When I lived in Phoenix Arizona in the mid-1970s, my family welcomed a new neighbor to our street.
He and his family had just fled from upstate New York, citing an insufferable tax burden. At that time, his middle-class house in suburban Rochester bore taxes that approached some workers' annual income.
In contrast, his combined state, city, and school taxes in his new Phoenix home totaled about $120 for a three-bedroom suburban house.
Nowadays, annual property taxes on a dilapidated, aging house in Warrensburg can cost more annually than a family vacation to the Caribbean.
The heavy tax burden in upstate New York is legendary. This is not surprising when our state ranks among the top three or so states in total tax burden.

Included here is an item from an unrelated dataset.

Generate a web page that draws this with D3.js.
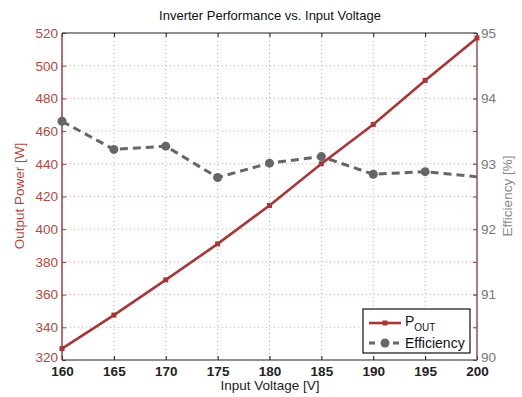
<!DOCTYPE html>
<html>
<head>
<meta charset="utf-8">
<script src="https://cdn.jsdelivr.net/npm/d3@7"></script>
<style>
  body { margin: 0; background: #fff; }
  text { font-family: "Liberation Sans", Arial, sans-serif; }
</style>
</head>
<body>
<svg id="chart" width="522" height="397"></svg>
<script>
// data
const voltage = [160, 165, 170, 175, 180, 185, 190, 195, 200];
const powerOut = [327, 347.5, 369, 391, 414.5, 440, 464, 491, 517];
const efficiency = [93.65, 93.22, 93.27, 92.79, 93.01, 93.11, 92.84, 92.88, 92.8];
const powerTicks = [320, 340, 360, 380, 400, 420, 440, 460, 480, 500, 520];
const effTicks = [90, 91, 92, 93, 94, 95];
const voltTicks = [160, 165, 170, 175, 180, 185, 190, 195, 200];

const RED = "#a83636";
const GREY = "#666";
const margin = { top: 33, right: 45, bottom: 37, left: 62 };
const width = 522 - margin.left - margin.right;
const height = 397 - margin.top - margin.bottom;

const svg = d3.select("#chart");
const g = svg.append("g").attr("transform", `translate(${margin.left},${margin.top})`);

const x = d3.scaleLinear().domain([160, 200]).range([0, width]);
const yP = d3.scaleLinear().domain([320, 520]).range([height, 0]);
const yE = d3.scaleLinear().domain([90, 95]).range([height, 0]);

// grid
g.append("g").selectAll("line").data(voltTicks.slice(1, -1)).join("line")
  .attr("x1", (d) => x(d)).attr("x2", (d) => x(d))
  .attr("y1", 0).attr("y2", height)
  .attr("stroke", "#999").attr("stroke-width", 0.8)
  .attr("stroke-dasharray", "1,3");
g.append("g").selectAll("line").data(powerTicks.slice(1, -1)).join("line")
  .attr("x1", 0).attr("x2", width)
  .attr("y1", (d) => yP(d)).attr("y2", (d) => yP(d))
  .attr("stroke", "#e08a8a").attr("stroke-width", 0.8)
  .attr("stroke-dasharray", "1,3");

// axes
const styleAxis = (sel, color, size) => {
  sel.select(".domain").remove();
  sel.selectAll("line").attr("stroke", color);
  sel.selectAll("text").attr("fill", color).attr("font-size", size)
    .attr("font-family", "Liberation Sans, Arial, sans-serif");
  return sel;
};

const xAxis = g.append("g").attr("transform", `translate(0,${height})`)
  .call(d3.axisBottom(x).tickValues(voltTicks).tickSize(-4).tickPadding(6).tickFormat(d3.format("d")));
styleAxis(xAxis, "#111", 13.5);
xAxis.selectAll("text").attr("font-weight", "bold").attr("fill", "#222");

g.append("g")
  .call(d3.axisTop(x).tickValues(voltTicks).tickSize(-4).tickFormat(""))
  .call((s) => styleAxis(s, "#111", 12));

const leftAxis = g.append("g")
  .call(d3.axisLeft(yP).tickValues(powerTicks).tickSize(-4).tickPadding(4));
styleAxis(leftAxis, RED, 13.5);
leftAxis.selectAll("text").attr("fill", "#b4483c");

g.append("g").attr("transform", `translate(${width},0)`)
  .call(d3.axisLeft(yP).tickValues(powerTicks).tickSize(4).tickFormat(""))
  .call((s) => styleAxis(s, RED, 12));

const rightAxis = g.append("g").attr("transform", `translate(${width},0)`)
  .call(d3.axisRight(yE).tickValues(effTicks).tickSize(-4).tickPadding(4).tickFormat(d3.format("d")));
styleAxis(rightAxis, "#777", 13.5);
rightAxis.select(".tick:first-of-type text").attr("dy", "0.1em");
leftAxis.select(".tick:first-of-type text").attr("dy", "0.1em");

// frame
g.append("line").attr("x1", 0).attr("x2", width).attr("y1", 0).attr("y2", 0)
  .attr("stroke", "#222").attr("stroke-width", 1.2);
g.append("line").attr("x1", 0).attr("x2", width).attr("y1", height).attr("y2", height)
  .attr("stroke", "#222").attr("stroke-width", 1.2);
g.append("line").attr("x1", 0).attr("x2", 0).attr("y1", 0).attr("y2", height)
  .attr("stroke", "#9c3030").attr("stroke-width", 1.4);
g.append("line").attr("x1", width).attr("x2", width).attr("y1", 0).attr("y2", height)
  .attr("stroke", "#8a4646").attr("stroke-width", 1.4);

// efficiency series
const effData = voltage.map((v, i) => ({ v, val: efficiency[i] }));
g.append("path").datum(effData)
  .attr("fill", "none").attr("stroke", GREY).attr("stroke-width", 3)
  .attr("stroke-dasharray", "8,5")
  .attr("d", d3.line().x((d) => x(d.v)).y((d) => yE(d.val)));
g.append("g").selectAll("circle").data(effData.slice(0, -1)).join("circle")
  .attr("cx", (d) => x(d.v)).attr("cy", (d) => yE(d.val)).attr("r", 4.5)
  .attr("fill", GREY);

// power series
const powData = voltage.map((v, i) => ({ v, val: powerOut[i] }));
g.append("path").datum(powData)
  .attr("fill", "none").attr("stroke", RED).attr("stroke-width", 2.6)
  .attr("d", d3.line().x((d) => x(d.v)).y((d) => yP(d.val)));
g.append("g").selectAll("rect").data(powData).join("rect")
  .attr("x", (d) => x(d.v) - 2.5).attr("y", (d) => yP(d.val) - 2.5)
  .attr("width", 5).attr("height", 5).attr("fill", RED);

// labels
svg.append("text").attr("x", 270).attr("y", 20).attr("text-anchor", "middle")
  .attr("font-size", 13).attr("fill", "#111")
  .text("Inverter Performance vs. Input Voltage");
svg.append("text").attr("x", 270).attr("y", 390).attr("text-anchor", "middle")
  .attr("font-size", 13.5).attr("fill", "#222")
  .text("Input Voltage [V]");
svg.append("text").attr("transform", "translate(24,196) rotate(-90)")
  .attr("text-anchor", "middle").attr("font-size", 13.5).attr("fill", "#b4483c")
  .text("Output Power [W]");
svg.append("text").attr("transform", "translate(512,196) rotate(-90)")
  .attr("text-anchor", "middle").attr("font-size", 13.5).attr("fill", "#888")
  .text("Efficiency [%]");

// legend
const lg = svg.append("g").attr("transform", "translate(363,309)");
lg.append("rect").attr("width", 107).attr("height", 44)
  .attr("fill", "#fff").attr("stroke", "#111").attr("stroke-width", 1.2);
lg.append("line").attr("x1", 6).attr("x2", 38).attr("y1", 14).attr("y2", 14)
  .attr("stroke", RED).attr("stroke-width", 2.6);
lg.append("rect").attr("x", 19.5).attr("y", 11.5).attr("width", 5).attr("height", 5).attr("fill", RED);
const pt = lg.append("text").attr("x", 42).attr("y", 17).attr("font-size", 14).attr("fill", "#111");
pt.append("tspan").text("P");
pt.append("tspan").attr("font-size", 10).attr("dy", 5).text("OUT");
lg.append("line").attr("x1", 6).attr("x2", 38).attr("y1", 34).attr("y2", 34)
  .attr("stroke", GREY).attr("stroke-width", 3).attr("stroke-dasharray", "6,6");
lg.append("circle").attr("cx", 22).attr("cy", 34).attr("r", 4.5).attr("fill", GREY);
lg.append("text").attr("x", 42).attr("y", 39).attr("font-size", 14).attr("fill", "#111")
  .text("Efficiency");
</script>
</body>
</html>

The basic problem, of course, is with ever-increasing state mandates on local government to provide unfunded services. But more fundamentally, the problem lies with our supersized expectations from government.

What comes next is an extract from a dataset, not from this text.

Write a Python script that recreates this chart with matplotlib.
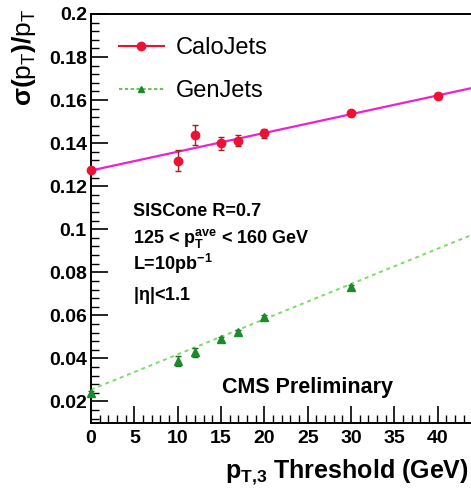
import numpy as np
import matplotlib
matplotlib.use("Agg")
import matplotlib.pyplot as plt
from matplotlib.ticker import MultipleLocator, FixedLocator
from matplotlib.lines import Line2D

plt.rcParams['font.family'] = ['Liberation Sans', 'DejaVu Sans']
plt.rcParams['mathtext.fontset'] = 'custom'
plt.rcParams['mathtext.rm'] = 'Liberation Sans:bold'
plt.rcParams['mathtext.it'] = 'Liberation Sans:bold'
plt.rcParams['mathtext.bf'] = 'Liberation Sans:bold'

# ---- data ----
calo_x = [0, 10, 12, 15, 17, 20, 30, 40]
calo_y = [0.1273, 0.1318, 0.1439, 0.1400, 0.1411, 0.1446, 0.1539, 0.1621]
calo_err = [0.0008, 0.0048, 0.0046, 0.0030, 0.0025, 0.0020, 0.0014, 0.0010]

gen_x = [0, 10, 12, 15, 17, 20, 30]
gen_y = [0.0240, 0.0387, 0.0428, 0.0490, 0.0521, 0.0591, 0.0730]
gen_err = [0.0008, 0.0022, 0.0020, 0.0010, 0.0010, 0.0010, 0.0010]

calo_fit = [0.000872, 0.1273]   # slope, intercept
gen_fit = [0.001637, 0.0255]

x_ticks = [0, 5, 10, 15, 20, 25, 30, 35, 40]
y_ticks = [0.02, 0.04, 0.06, 0.08, 0.1, 0.12, 0.14, 0.16, 0.18, 0.2]
y_tick_labels = ['0.02', '0.04', '0.06', '0.08', '0.1', '0.12', '0.14', '0.16', '0.18', '0.2']

W, H = 471, 498
fig = plt.figure(figsize=(W / 100, H / 100), dpi=100)
left = 91 / W
bottom = 1 - 423 / H
top = 1 - 14 / H
xmax = 45.0
px_per_unit = 8.67
width = xmax * px_per_unit / W
ax = fig.add_axes([left, bottom, width, top - bottom])

xl = np.array([0, xmax])
ax.plot(xl, np.polyval(calo_fit, xl), color='#ee22cc', lw=1.6, zorder=2)
ax.plot(xl, np.polyval(gen_fit, xl), color='#77dd66', lw=1.4, ls=(0, (2, 2)), zorder=2)

ax.errorbar(calo_x, calo_y, yerr=calo_err, fmt='o', color='#ee1133', ms=6,
            ecolor='#992222', elinewidth=1.0, capsize=2.5, capthick=1.0, zorder=3,
            clip_on=False)
ax.errorbar(gen_x, gen_y, yerr=gen_err, fmt='^', color='#1a8a2a', ms=6,
            ecolor='#1a6a1a', elinewidth=1.0, capsize=2.5, capthick=1.0, zorder=3,
            clip_on=False)

ax.set_xlim(0, xmax)
ax.set_ylim(0.01, 0.2)

ax.xaxis.set_major_locator(FixedLocator(x_ticks))
ax.xaxis.set_minor_locator(MultipleLocator(1))
ax.yaxis.set_major_locator(FixedLocator(y_ticks))
ax.set_yticklabels(y_tick_labels)
ax.yaxis.set_minor_locator(MultipleLocator(0.004))

ax.tick_params(axis='both', which='major', direction='in', length=12, width=1.2,
               labelsize=14, top=False, right=False)
ax.tick_params(axis='both', which='minor', direction='in', length=6, width=1.0,
               top=False, right=False)
ax.tick_params(axis='x', which='major', pad=5)
ax.tick_params(axis='y', which='major', pad=3)
for lab in ax.get_xticklabels() + ax.get_yticklabels():
    lab.set_fontweight('bold')
for s in ax.spines.values():
    s.set_linewidth(1.4)

# legend
handles = [
    Line2D([], [], color='#ee1133', lw=1.5, marker='o', ms=6),
    Line2D([], [], color='#44bb33', lw=1.2, ls=(0, (2, 1.5)), marker='^', ms=5, mfc='#1a8a2a', mec='#1a8a2a'),
]
leg = ax.legend(handles, ['CaloJets', 'GenJets'], loc='upper left',
                bbox_to_anchor=(119 / W, 1 - 37 / H), bbox_transform=fig.transFigure,
                frameon=False, fontsize=17, handlelength=1.9, handletextpad=0.5,
                labelspacing=0.9, borderaxespad=0, borderpad=0)

# annotations
fs = 13
def ftext(x, y, s, **kw):
    fig.text(x / W, 1 - y / H, s, **kw)

ftext(133, 212, 'SISCone R=0.7', fontsize=fs, fontweight='bold', va='center')
ftext(133, 238, r'125 < $\mathregular{p_{T}^{ave}}$ < 160 GeV', fontsize=fs, fontweight='bold', va='center')
ftext(133, 264, r'L=10pb$^{\mathregular{-1}}$', fontsize=fs, fontweight='bold', va='center')
ftext(133, 296, r'|$\eta$|<1.1', fontsize=fs, fontweight='bold', va='center')
ftext(222, 387, 'CMS Preliminary', fontsize=15.5, fontweight='bold', va='center')

ftext(469, 472, r'$\mathregular{p_{T{,}3}}$ Threshold (GeV)', fontsize=18, fontweight='bold',
      ha='right', va='center')
ftext(24, 8, r'$\sigma(\mathregular{p_{T}})/\mathregular{p_{T}}$', fontsize=19, rotation=90,
      ha='center', va='top')

fig.savefig('out.png', dpi=100)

Warren County is facing a budget crunch in 2010, with soaring expenses relating to county employees' health care and retirement costs, trash plant expenses, and boosted debt for capital expenditures.

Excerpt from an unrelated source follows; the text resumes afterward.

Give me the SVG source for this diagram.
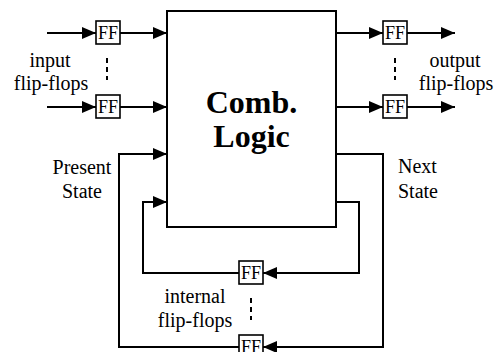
<svg xmlns="http://www.w3.org/2000/svg" width="495" height="352" viewBox="0 0 495 352">
<style>
.ln{fill:none;stroke:#000;stroke-width:2}
.box{fill:#fff;stroke:#000;stroke-width:2}
.ff{fill:#fff;stroke:#000;stroke-width:1.6}
.dash{stroke:#000;stroke-width:2;stroke-dasharray:5 4}
text{font-family:"Liberation Serif","Times New Roman",serif;fill:#000}
.lbl{font-size:20px;text-anchor:middle}
.fft{font-size:18px;text-anchor:middle}
.big{font-size:32px;font-weight:bold;text-anchor:middle}
</style>
<defs>
<marker id="ah" markerWidth="14" markerHeight="12" refX="14" refY="6" orient="auto" markerUnits="userSpaceOnUse">
<path d="M0,0 L14,6 L0,12 Z" fill="#000"/>
</marker>
</defs>
<rect width="495" height="352" fill="#fff"/>
<g id="connectors">
<line class="ln" x1="47" y1="33" x2="96" y2="33" marker-end="url(#ah)"/>
<line class="ln" x1="120" y1="33" x2="167" y2="33" marker-end="url(#ah)"/>
<line class="ln" x1="47" y1="107" x2="96" y2="107" marker-end="url(#ah)"/>
<line class="ln" x1="120" y1="107" x2="167" y2="107" marker-end="url(#ah)"/>
<line class="ln" x1="336" y1="33" x2="383" y2="33" marker-end="url(#ah)"/>
<line class="ln" x1="407" y1="33" x2="455" y2="33" marker-end="url(#ah)"/>
<line class="ln" x1="336" y1="107" x2="383" y2="107" marker-end="url(#ah)"/>
<line class="ln" x1="407" y1="107" x2="455" y2="107" marker-end="url(#ah)"/>
<polyline class="ln" points="239,347 119,347 119,154 167,154" marker-end="url(#ah)"/>
<polyline class="ln" points="239,273 143,273 143,202 167,202" marker-end="url(#ah)"/>
<polyline class="ln" points="336,154 383,154 383,347 263,347" marker-end="url(#ah)"/>
<polyline class="ln" points="336,202 359,202 359,273 263,273" marker-end="url(#ah)"/>
<line class="dash" x1="107" y1="58" x2="107" y2="80"/>
<line class="dash" x1="395" y1="58" x2="395" y2="80"/>
<line class="dash" x1="251" y1="298" x2="251" y2="320"/>
</g>
<g id="comb">
<rect class="box" x="167" y="11" width="169" height="216"/>
<text class="big" x="251.5" y="113">Comb.</text>
<text class="big" x="251.5" y="147">Logic</text>
</g>
<g id="ff-in1"><rect class="ff" x="96" y="21" width="24" height="23"/><text class="fft" x="108" y="39">FF</text></g>
<g id="ff-in2"><rect class="ff" x="96" y="95" width="24" height="23"/><text class="fft" x="108" y="113">FF</text></g>
<g id="ff-out1"><rect class="ff" x="383" y="21" width="24" height="23"/><text class="fft" x="395" y="39">FF</text></g>
<g id="ff-out2"><rect class="ff" x="383" y="95" width="24" height="23"/><text class="fft" x="395" y="113">FF</text></g>
<g id="ff-int1"><rect class="ff" x="239" y="261" width="24" height="23"/><text class="fft" x="251" y="279">FF</text></g>
<g id="ff-int2"><rect class="ff" x="239" y="335" width="24" height="23"/><text class="fft" x="251" y="353">FF</text></g>
<g id="labels">
<text class="lbl" x="50" y="67">input</text>
<text class="lbl" x="51" y="90">flip-flops</text>
<text class="lbl" x="455" y="67">output</text>
<text class="lbl" x="456" y="90">flip-flops</text>
<text class="lbl" x="82" y="174">Present</text>
<text class="lbl" x="82" y="198">State</text>
<text x="398" y="173" font-size="20">Next</text>
<text x="398" y="198" font-size="20">State</text>
<text class="lbl" x="195" y="303">internal</text>
<text class="lbl" x="195" y="327">flip-flops</text>
</g>
</svg>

This looming $6.35 million shortfall is expected to boost the county property tax burden by 17 percent.
Although the thought of boosting taxes is onerous, consider an option raised this week by county supervisors: increasing the county tax rate from 7 to 8 percent.
That 1 percent increase would raise between $15 and $16 million in extra income to pay for government operations, and more than offset any projected 2010 property tax increase.
Opponents to a sales tax hike say that sales taxes are regressive, hurting the poor more than the wealthy.
But I disagree. A large percentage of our county's economy is based on either tourists, or well-heeled part year residents, both of whom consume a tremendous amount of goods and services that are taxed. Three percent of taxable sales already brings $45 million into the county. In addition, remember that groceries are non-taxable.